Allied and its consultant, Cascadia Consulting, are evaluating the number of and types of collection bins to offer to commercial customers. “There are certain businesses such as offices that will need only one bin because most of their waste will be dry recyclables,” explains Cheso. “We will ask those customers to put their ‘wet’ materials inside a clear plastic bag so they will be easier to see and easier to pull out for processing. Businesses that create higher volumes of wet or food-based materials would have more than one bin in most cases. A lot is still to be determined as we start outreach with our customers.”
Allied and Cascadia are referring to the two bin separation as the “One-Bin Plus” option. In the beginning, Cheso expects that more loads from the One-Bin Plus collection will go to Newby Island for sorting instead of directly to ZWED. “But the goal is to educate all ‘Plus’ customers so that there can be more direct haul to ZWED with minimal residuals – and definitely no glass!”
In the event that Allied determines through waste and material characterizations and route audits that excessive glass (>0.25 percent/load) is found after customer education is performed, and the glass cannot be removed by preprocessing, ESD has allowed Allied to apply a graduated glass contamination surcharge directly to commercial waste customers, beginning at 10 percent of the monthly service charge. That surcharge can be increased in 10 percent increments by 10 percent, but no more than a total of 50 percent, for each successive quarter that it continues.
Loads collected by Allied that do not meet the Organic Stream specifications will be preprocessed at Newby. The wet organic processing consists of a front-end system for cleaning/removal of contaminants to meet the specifications. The difference in management of the dry and wet material streams will be the level of effort required on the front end to remove the varying levels of contaminants. The wet processing line is a subset of the dry processing line and is accessible from the dry line. There also will be a direct infeed.
All materials loaded on the wet processing line will pass through a bag breaker; contents are dropped back on the incline belt. Further, any wet recyclables-rich bags on the dry processing lines will be identified by sorters and redirected to the wet line. By breaking bags on the wet line instead of the dry line, devaluation of high value paper fiber to compost is minimized. Any dry recyclables, other than glass, are transferred to the dry line via a dedicated conveyor which deposits the material prior to the dry line presort.
Allied has to remit the organic processing fee portion of the customer rates to the city, which will be paying ZWED directly for organics processing. Allied retains all revenues, including California Redemption/Refund Value (“CRV”) and beverage container processing fees, from the sale of material recovered through the processing of commercial sector materials collected under the agreement with ESD. All residue resulting from the processing of materials collected under Allied’s agreement, as well as the residue from ZWED processed under agreement, will be disposed of at Newby. No materials are allowed to be direct hauled for disposal without written approval from the city.

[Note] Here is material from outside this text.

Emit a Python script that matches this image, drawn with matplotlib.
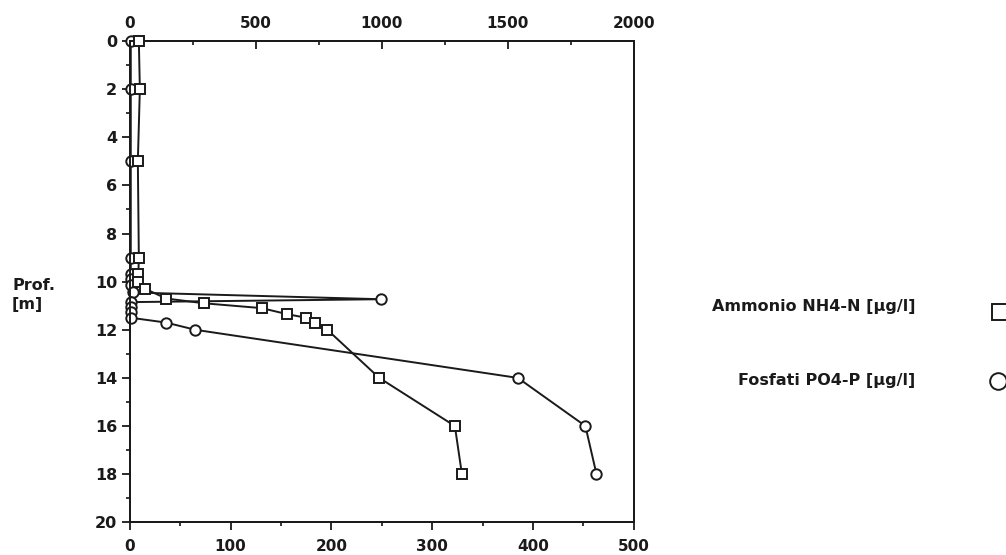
import matplotlib
matplotlib.use("Agg")
import matplotlib.pyplot as plt
from matplotlib.ticker import MultipleLocator
from matplotlib.lines import Line2D

# Ammonio NH4-N [µg/l]  (top axis, 0-2000)
nh4_depth = [0, 2, 5, 9, 9.7, 10.0, 10.3, 10.7, 10.9, 11.1, 11.35, 11.5, 11.7, 12, 14, 16, 18]
nh4_value = [36, 40, 32, 36, 34, 34, 62, 144, 296, 524, 624, 700, 736, 784, 990, 1290, 1318]

# Fosfati PO4-P [µg/l]  (bottom axis, 0-500)
po4_depth = [0, 2, 5, 9, 9.7, 9.9, 10.15, 10.45, 10.73, 10.85, 11.05, 11.25, 11.5, 11.7, 12, 14, 16, 18]
po4_value = [1, 1, 1, 1, 1, 1, 1, 3, 249, 1, 1, 1, 1, 36, 65, 385, 452, 463]

bottom_ticks = [0, 100, 200, 300, 400, 500]
top_ticks = [0, 500, 1000, 1500, 2000]
depth_ticks = [0, 2, 4, 6, 8, 10, 12, 14, 16, 18, 20]

legend_labels = ["Ammonio NH4-N [µg/l]", "Fosfati PO4-P [µg/l]"]

plt.rcParams['font.family'] = ['DejaVu Sans']
fig = plt.figure(figsize=(10.06, 5.55), dpi=100)
ax = fig.add_axes([0.129, 0.059, 0.501, 0.867])
axt = ax.twiny()

ink = "#1a1a1a"
mk = dict(markerfacecolor="white", markeredgecolor=ink, markeredgewidth=1.4, markersize=7.5)

ax.plot(po4_value, po4_depth, color=ink, lw=1.4, marker="o", zorder=3, clip_on=False, **mk)
axt.plot(nh4_value, nh4_depth, color=ink, lw=1.4, marker="s", zorder=3, clip_on=False, **mk)

ax.set_xlim(0, 500)
axt.set_xlim(0, 2000)
ax.set_ylim(20, 0)

ax.set_xticks(bottom_ticks)
axt.set_xticks(top_ticks)
ax.set_yticks(depth_ticks)
ax.xaxis.set_minor_locator(MultipleLocator(50))
axt.xaxis.set_minor_locator(MultipleLocator(250))
ax.yaxis.set_minor_locator(MultipleLocator(1))

for a in (ax, axt):
    for s in a.spines.values():
        s.set_linewidth(1.4)
        s.set_color(ink)

ax.tick_params(axis='x', which='major', direction='out', length=6, width=1.3, pad=6,
               labelsize=11, colors=ink)
ax.tick_params(axis='x', which='minor', direction='out', length=3, width=1.1)
ax.tick_params(axis='y', which='major', direction='out', length=6, width=1.3, pad=3,
               labelsize=11.5, colors=ink)
ax.tick_params(axis='y', which='minor', direction='out', length=3, width=1.1)
axt.tick_params(axis='x', which='major', direction='in', length=6, width=1.3, pad=7,
                labelsize=11, colors=ink)
axt.tick_params(axis='x', which='minor', direction='in', length=3, width=1.1)

for lab in ax.get_xticklabels() + ax.get_yticklabels() + axt.get_xticklabels():
    lab.set_fontweight('bold')

fig.text(0.012, 0.468, "Prof.\n[m]", ha='left', va='center', fontsize=11.5,
         fontweight='bold', color=ink, linespacing=1.3)

# legend
fig.text(0.910, 1 - 307 / 555, legend_labels[0], ha='right', va='center', fontsize=11.5,
         fontweight='bold', color=ink)
fig.text(0.910, 1 - 380 / 555, legend_labels[1], ha='right', va='center', fontsize=11.5,
         fontweight='bold', color=ink)
fig.lines.append(Line2D([0.9945], [1 - 312 / 555], transform=fig.transFigure,
                        marker='s', linestyle='none', markersize=12,
                        markerfacecolor='white', markeredgecolor=ink, markeredgewidth=1.4))
fig.lines.append(Line2D([0.992], [1 - 381 / 555], transform=fig.transFigure,
                        marker='o', linestyle='none', markersize=12,
                        markerfacecolor='white', markeredgecolor=ink, markeredgewidth=1.4))

fig.savefig("out.png", dpi=100, facecolor='white')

The scale and scope of the City of San Jose’s new commercial waste collection program – especially it s goal of 80 percent diversion by 2014 – in and of itself warrants in-depth coverage. But the fact that this program includes the first large-scale dry fermentation digester for organics from the municipal solid waste stream in the United States makes all the players involved pioneers in raising the bar on organics recycling.